The Endorsement Test Is Alive and Well: A Cause for Celebration and Sorrow
Abstract
The endorsement test, first explained by Justice O’Connor in her Lynch v. Donnelly concurrence and adopted by the Court in County of Allegheny v. ACLU, Greater Pittsburgh Chapter, 2 provides one way to determine whether state action violates Establishment Clause guarantees. Now that Justice O’Connor has retired, there is some question whether the endorsement test will survive. Despite commentators’ claims to the contrary, however, there is no reason to think that the endorsement test retired along with Justice O’Connor, although a separate issue is whether those on the Court using the test will do more than give occasional lip service to the interests and perspectives of minority religious groups.
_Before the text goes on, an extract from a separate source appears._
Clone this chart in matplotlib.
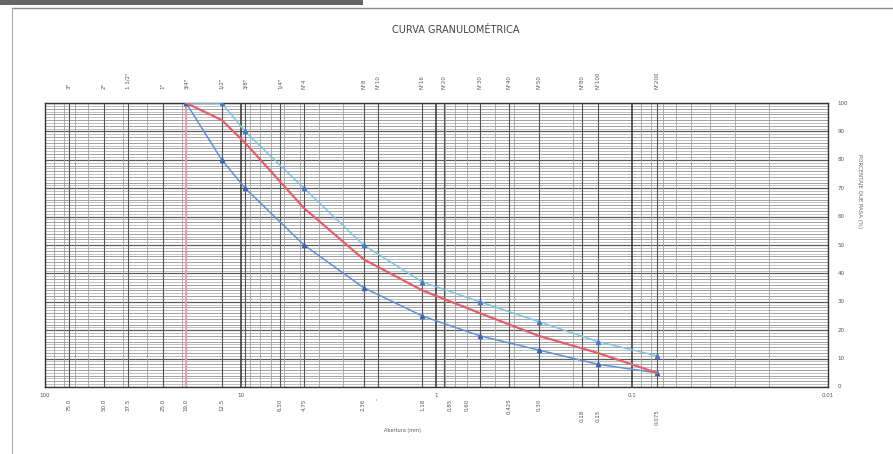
import matplotlib.pyplot as plt
import numpy as np
from matplotlib.lines import Line2D
from matplotlib.patches import Rectangle

# tamices (mm) y porcentajes que pasan
sizes = [19.0, 12.5, 9.5, 4.75, 2.36, 1.18, 0.60, 0.30, 0.15, 0.075]
lim_inf = [100, 80, 70, 50, 35, 25, 18, 13, 8, 5]
lim_sup = [100, 100, 90, 70, 50, 37, 30, 23, 16, 11]
muestra = [100, 94, 86, 63, 45, 34, 26, 18, 12, 5]

# rotulos de la serie de tamices (arriba designacion, abajo abertura)
top_sizes = [75, 50, 37.5, 25, 19, 12.5, 9.5, 6.3, 4.75, 2.36, 2.0, 1.18, 0.92, 0.60, 0.425, 0.30, 0.18, 0.15, 0.075]
top_names = ['3"', '2"', '1 1/2"', '1"', '3/4"', '1/2"', '3/8"', '1/4"', 'N°4', 'N°8', 'N°10', 'N°16',
             'N°20', 'N°30', 'N°40', 'N°50', 'N°80', 'N°100', 'N°200']
bot_sizes = [75, 50, 37.5, 25, 19, 12.5, 6.3, 4.75, 2.36, 2.0, 1.18, 0.85, 0.70, 0.425, 0.30, 0.18, 0.15, 0.075]
bot_names = ['75.0', '50.0', '37.5', '25.0', '19.0', '12.5', '6.30', '4.75', '2.36', '-', '1.18', '0.85',
             '0.60', '0.425', '0.30', '0.18', '0.15', '0.075']

fig = plt.figure(figsize=(8.93, 4.54), dpi=100)
ax = fig.add_axes([0.0504, 0.1476, 0.8768, 0.6254])

ax.set_xscale('log')
ax.set_xlim(100, 0.01)
ax.set_ylim(0, 100)

# cuadricula del papel semilogaritmico
for y in range(0, 101):
    c = '#5a5a5a' if y % 10 == 0 else ('#7a7a7a' if y % 2 == 0 else '#a8a8a8')
    lw = 0.9 if y % 10 == 0 else 0.5
    ax.axhline(y, color=c, lw=lw, zorder=1)
for dec in [10, 1, 0.1, 0.01]:
    for k in range(2, 10):
        ax.axvline(dec * k, color='#a0a0a0', lw=0.6, zorder=1)
    ax.axvline(dec * 10, color='#333333', lw=1.1, zorder=1)
for s in top_sizes:
    ax.axvline(s, color='#555555', lw=0.8, zorder=1)
ax.axvline(19, color='#e8a0b0', lw=1.4, zorder=2)

ax.plot(sizes, lim_sup, color='#80c4e4', lw=1.1, marker='^', ms=3, mfc='#4a78c0', mec='#4a78c0', zorder=3)
ax.plot(sizes, lim_inf, color='#5f92d6', lw=1.1, marker='^', ms=3, mfc='#3a64b0', mec='#3a64b0', zorder=3)
ax.plot(sizes, muestra, color='#e0606e', lw=1.6, zorder=4)

ax.set_xticks([])
ax.set_yticks([])
ax.minorticks_off()
for sp in ax.spines.values():
    sp.set_color('#333333')
    sp.set_linewidth(1.0)

tk = dict(fontsize=4, color='#555555')
for v, t in zip([100, 10, 1, 0.1, 0.01], ['100', '10', '1', '0.1', '0.01']):
    ax.text(v, -2, t, ha='center', va='top', **tk)
for y in range(0, 101, 10):
    ax.text(1.012, y / 100, str(y), transform=ax.transAxes, ha='left', va='center', **tk)

tr = ax.get_xaxis_transform()
for s, n in zip(top_sizes, top_names):
    ax.text(s, 1.05, n, transform=tr, rotation=90, ha='center', va='bottom', **tk)
for s, n in zip(bot_sizes, bot_names):
    yy = -0.04 if s not in (0.18, 0.15, 0.075) else -0.08
    ax.text(s, yy, n, transform=tr, rotation=90, ha='center', va='top', **tk)

ax.text(0.457, -0.145, 'Abertura (mm)', transform=ax.transAxes, ha='center', va='top',
        fontsize=3.5, color='#555555')
fig.text(0.963, 0.58, 'PORCENTAJE QUE PASA (%)', rotation=270, ha='center', va='center',
         fontsize=4, color='#666666')

fig.text(0.51, 0.935, 'CURVA GRANULOMÉTRICA', ha='center', va='center', fontsize=7, color='#444444')

# marco de la hoja
fig.add_artist(Rectangle((0, 0.99), 0.407, 0.01, transform=fig.transFigure, color='#666666', lw=0))
fig.add_artist(Line2D([0.013, 1.0], [0.982, 0.982], transform=fig.transFigure, color='#888888', lw=1.0))
fig.add_artist(Line2D([0.013, 0.013], [0.0, 0.982], transform=fig.transFigure, color='#aaaaaa', lw=0.8))

fig.savefig('out.png', dpi=100)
At this point, the most likely scenario is that the Court will sometimes use the test, but will be unlikely to use it to strike down a particular practice.
Part II of this Article discusses the development of the endorsement test during the period that Justice O’Connor was on the Court, noting some of the ambiguities in the test’s formulation and application. Part III of this Article discusses how the test has been used in two cases since Justice O’Connor’s retirement, noting that the way that the test has been used after Justice O’Connor’s retirement mirrors the way that it was used while she was still on the Court. The Article concludes that the test is likely to remain one of the tests used by the Court to determine whether Establishment Clause guarantees have been violated—the test will retain its potential to assure that individuals will not be treated as second-class citizens because of their religious beliefs but will in reality pay mere lip service to religious minorities’ sincere reactions to a variety of practices privileging some religions over others and privileging religion over non-religion.